For six years, he had stuck with us — putting off his growing need to leave our culture — in order to play basketball with bookworms. In order to struggle openly in his search for a meaningful life. In order to share himself with a group of stubborn kids who needed to be given a glimpse of how life could have meaning.
Although Myrrl was a private person who didn’t open up easily, he made and owned his mistakes, he got to know us as human beings, and he let us see that teachers too are human.
The resulting relationship changed our lives.
Years later, after I had left the Mennonite church and made my way in the world, I discovered that my teacher’s resignation as principal — followed by his departure from our church community (to go to China as a missionary under the auspices of a “liberal” Mennonite organization) — was viewed as proof positive that Myrrl had been a bad influence on all of us.
Our class was a failure as far as our community was concerned, I was told. As was our teacher. This suspicion hardened into fact when during the next decade, almost every one of my classmates fled the conservative Mennonite culture.
When those whispers reached my class, we were infuriated.

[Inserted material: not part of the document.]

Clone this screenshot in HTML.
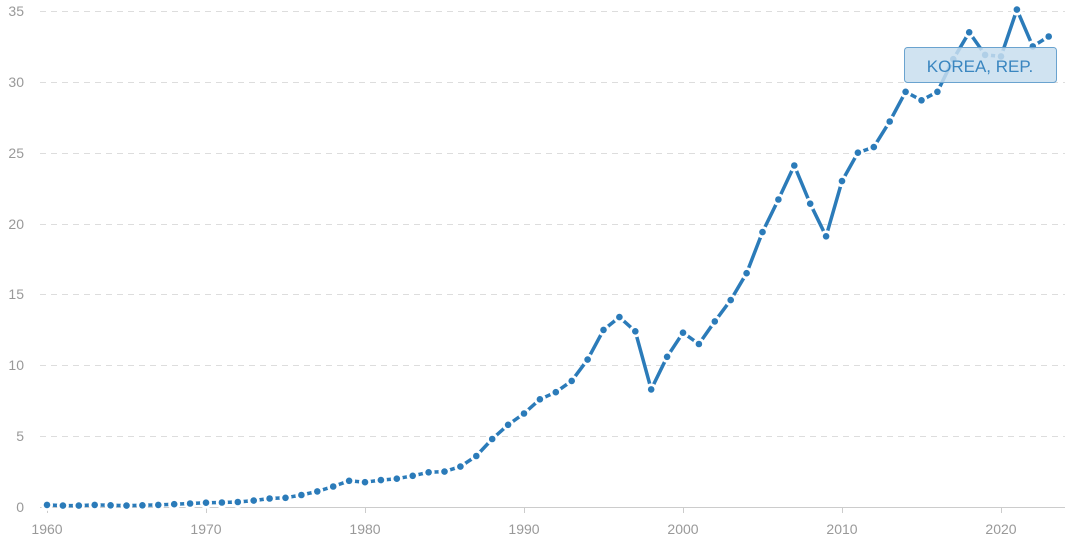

We saw things differently.
We knew Myrrl was the only reason all of us had survived adolescence.
So now at this reunion, as I watched Myrrl speak, and apologize, and break down in tears over a high school chum who had recently passed, and tell us what it was really like to teach while you were fighting to earn your B.A. — I saw the same person I had grown to love as a high school student.
I also saw a master teacher, a man who had grown and matured into someone who helped Eastern and Western worlds connect.
Of course, I also remember my other teachers, especially the one who enjoyed wielding a two-inch-thick piece of wood riddled with tiny holes— and who used it ruthlessly on a helpless child in an attempt to force that child to submit to his God-given authority.
That’s when it finally hit me.
Perhaps the wrong teacher apologized.